Why are we bothering with all this? Just open savings accounts in countries that are less likely to hyperinflate. You only take on more complexity when there is no choice or the benefits are worth the complexity risks.

My sense is the only attraction of brokerage types of assets is they offer a sort of easy wide catalog that appear to serve every possible need. But the fact is they get higher fees than banks in savings accounts even if things go well, plus they inject all sorts of complexity and additional risks and there seems to be no countervailing benefits. They just make it so seductively easy but I have not found any benefits at all to offset all the risks. And am I the only one who sense a bit of evasiveness on the broker’s part in this exchange?

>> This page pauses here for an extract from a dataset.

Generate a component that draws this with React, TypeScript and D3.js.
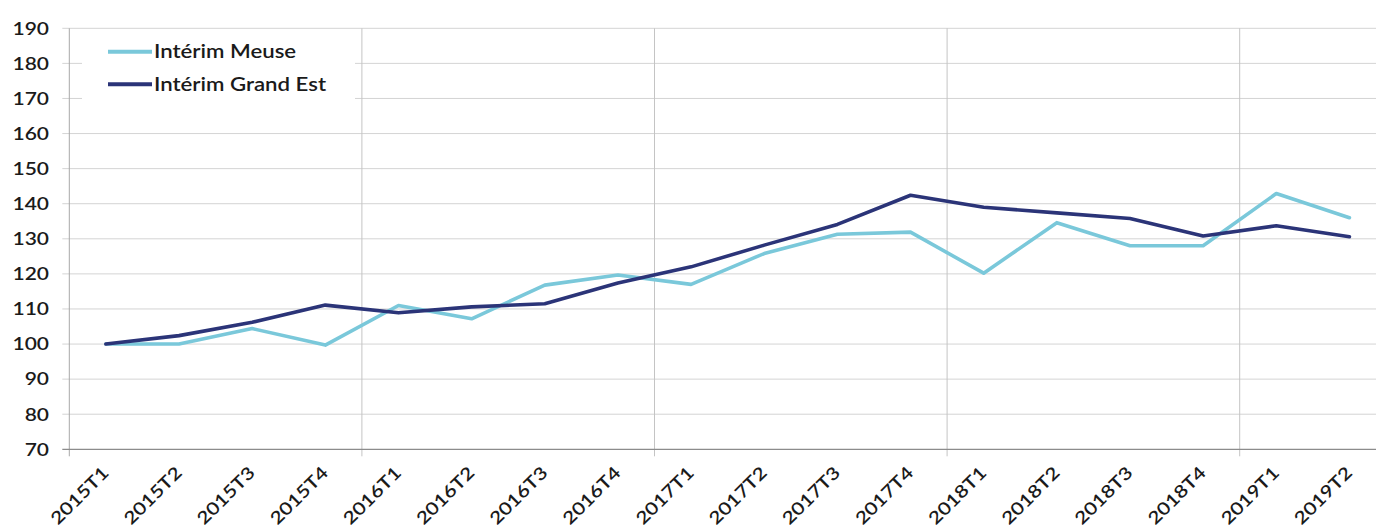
import React, { useEffect, useRef } from "react";
import * as d3 from "d3";

// quarters on the x axis
const categories = [
  "2015T1", "2015T2", "2015T3", "2015T4",
  "2016T1", "2016T2", "2016T3", "2016T4",
  "2017T1", "2017T2", "2017T3", "2017T4",
  "2018T1", "2018T2", "2018T3", "2018T4",
  "2019T1", "2019T2",
];

// index base 100 = 2015T1
const meuse = [
  100, 100, 104.4, 99.7,
  111.0, 107.2, 116.8, 119.7,
  117.0, 125.8, 131.3, 131.9,
  120.2, 134.6, 128.0, 128.0,
  142.9, 136.0,
];

const grandEst = [
  100, 102.4, 106.2, 111.1,
  108.9, 110.6, 111.5, 117.4,
  122.0, 128.2, 134.1, 142.4,
  139.0, 137.4, 135.8, 130.8,
  133.7, 130.6,
];

const yTicks = [70, 80, 90, 100, 110, 120, 130, 140, 150, 160, 170, 180, 190];

const seriesNames = ["Intérim Meuse", "Intérim Grand Est"];
const seriesColors = ["#7ac8da", "#2b3478"];

const FONT = "Lato, 'Open Sans', sans-serif";
// the original typeface is wider than Lato
const SX = 1.2;

export default function App() {
  const ref = useRef<SVGSVGElement>(null);
  const width = 1376;
  const height = 528;

  useEffect(() => {
    document.body.style.margin = "0";
    const svg = d3.select(ref.current);
    svg.selectAll("*").remove();

    const left = 69.3;
    const step = 73.15;
    const x = d3
      .scaleBand()
      .domain(categories)
      .range([left, left + step * categories.length]);
    const y = d3.scaleLinear().domain([70, 190]).range([449.3, 28.3]);
    const cx = (c: string) => (x(c) as number) + x.bandwidth() / 2;

    // horizontal grid
    svg
      .append("g")
      .selectAll("line")
      .data(yTicks.filter((t) => t > 70))
      .enter()
      .append("line")
      .attr("x1", left - 7)
      .attr("x2", width)
      .attr("y1", (d) => y(d))
      .attr("y2", (d) => y(d))
      .attr("stroke", "#d4d4d4")
      .attr("stroke-width", 1);

    // year separators (every 4 quarters) + left axis
    const yearEdges = categories.filter((_, i) => i % 4 === 0);
    svg
      .append("g")
      .selectAll("line")
      .data(yearEdges)
      .enter()
      .append("line")
      .attr("x1", (d) => x(d) as number)
      .attr("x2", (d) => x(d) as number)
      .attr("y1", y(190))
      .attr("y2", y(70) + 7)
      .attr("stroke", (d, i) => (i === 0 ? "#a8a8a8" : "#c4c4c4"))
      .attr("stroke-width", 1);

    // x axis line
    svg
      .append("line")
      .attr("x1", left - 7)
      .attr("x2", width)
      .attr("y1", y(70))
      .attr("y2", y(70))
      .attr("stroke", "#8c8c8c")
      .attr("stroke-width", 1.2);

    // y labels
    svg
      .append("g")
      .selectAll("text")
      .data(yTicks)
      .enter()
      .append("text")
      .attr("transform", (d) => `translate(49,${y(d)}) scale(${SX},1)`)
      .attr("dy", "0.36em")
      .attr("text-anchor", "end")
      .attr("font-family", FONT)
      .attr("font-weight", 600)
      .attr("font-size", 17.5)
      .attr("fill", "#1a1a1a")
      .text((d) => d);

    // x labels
    svg
      .append("g")
      .selectAll("text")
      .data(categories)
      .enter()
      .append("text")
      .attr("transform", (d) => `translate(${cx(d) + 4},474) rotate(-45) scale(${SX},1)`)
      .attr("text-anchor", "end")
      .attr("font-family", FONT)
      .attr("font-weight", 600)
      .attr("font-size", 17.5)
      .attr("fill", "#1a1a1a")
      .text((d) => d);

    // lines
    const line = d3
      .line<number>()
      .x((_, i) => cx(categories[i]))
      .y((d) => y(d));

    [meuse, grandEst].forEach((s, i) => {
      svg
        .append("path")
        .datum(s)
        .attr("d", line)
        .attr("fill", "none")
        .attr("stroke", seriesColors[i])
        .attr("stroke-width", 3.6)
        .attr("stroke-linejoin", "round")
        .attr("stroke-linecap", "round");
    });

    // legend
    const legend = svg.append("g");
    legend
      .append("rect")
      .attr("x", 82)
      .attr("y", 34)
      .attr("width", 273)
      .attr("height", 86)
      .attr("fill", "#fff");
    seriesNames.forEach((name, i) => {
      const ly = 51.7 + i * 32.6;
      legend
        .append("line")
        .attr("x1", 108)
        .attr("x2", 152)
        .attr("y1", ly)
        .attr("y2", ly)
        .attr("stroke", seriesColors[i])
        .attr("stroke-width", 4);
      legend
        .append("text")
        .attr("transform", `translate(154,${ly}) scale(${SX},1)`)
        .attr("dy", "0.36em")
        .attr("font-family", FONT)
        .attr("font-weight", 600)
        .attr("font-size", 18.5)
        .attr("fill", "#1a1a1a")
        .text(name);
    });
  }, []);

  return <svg ref={ref} width={width} height={height} style={{ display: "block", background: "#fff" }} />;
}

Here is another reader email and my response:

Hello John,

Your recommendation to stick to either a savings account in a foreign country, or foreign currency in a safe deposit box in a foreign country, is 100% correct.

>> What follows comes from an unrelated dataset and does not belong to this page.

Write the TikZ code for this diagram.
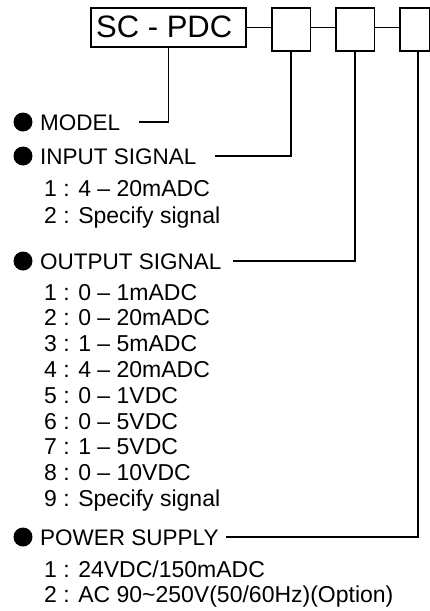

First, forex is the modern-day equivalent of the early 20th century "bucket shops" described in "Reminiscences of a Stock Operator". You're quite right about the lack of regulation and counterparty risk. In short, in addition to being a profitable trader or investor, you must be shrewd enough to spot fraud and cheating (and I see your [not me, it was the reader who sent me the email who had the chat] chat with that broker was setting off your alarm bells). If you want the real lowdown on it, a good (and short) book on the subject is "Beat the Forex Dealer" by Augustin Silvani.

Regarding brokerages, the two that I consistently see recommended by professionals are Interactive Brokers and Tradestation. I've used both and never had a problem with either. However, people who aren't professional traders should stay away from these too, because they present a more insidious problem: namely, the very convenience they offer merely gives free rein to your greed and fear.

Once you have an account open at a brokerage, it's easy to find yourself watching the prices flashing on the screen and start feeling an urge to "do something" (greed). You might have opened the account just to buy Aussie dollars, for example, but then you might hear that it's a good idea to short the Japanese Yen, because they're debasing their currency and their current account has gone into a deficit. You may think, why not try it? Pretty soon you're drawn away from holding a long-term position into short-term trading, which destroys your account. It takes a lot of self-discipline to just shut the thing off and keep it off. By contrast, a pile of foreign currency sitting in a safe deposit box won't tempt you to do anything.

I check the WSJ currency listings for my four currencies—AUD, CAD, CHF, NZD—Tuesday through Saturday. Essentially, my currencies have been unchanged since I bought them in the last year or so. I never do anything with the accounts except add to them. There is no leverage in a savings account.

On the other hand, say you're long Aussie dollars and then one day their price (in US dollars) takes a dive. Maybe there was a poor employment report in Australia or something. Now you'll be tempted to liquidate your position (which you can do with one mouse click) "just until the price recovers" (fear). That of course leads to buying high and selling low.

The problem is magnified by leverage. If you're trading a currency futures contract that involves leverage, the swings in your account balance will be larger and it will be harder to keep your emotional balance. (Forex allows insane leverage - 100,000 to 1 or more!) I've never been able to sleep well when I had a leveraged position on - it felt like trying to sleep while operating a chain saw.

In short, when I've paid for an investment (e.g. mutual funds, precious metals, savings accounts, or foreign currencies) in cash with no leverage and simply stashed it somewhere, I've found it easy to sit tight for years at a time and make money (or at least not lose it). Whenever I've fooled around with a brokerage account I've had my head handed to me in short order for the reasons outlined above.

Best regards,
Jason Wells

Good warning. I would never do that sort of craziness and forgot others do. It is in teh interests of brokers to engender that trading mindset. They get paid for your trades, not your profit.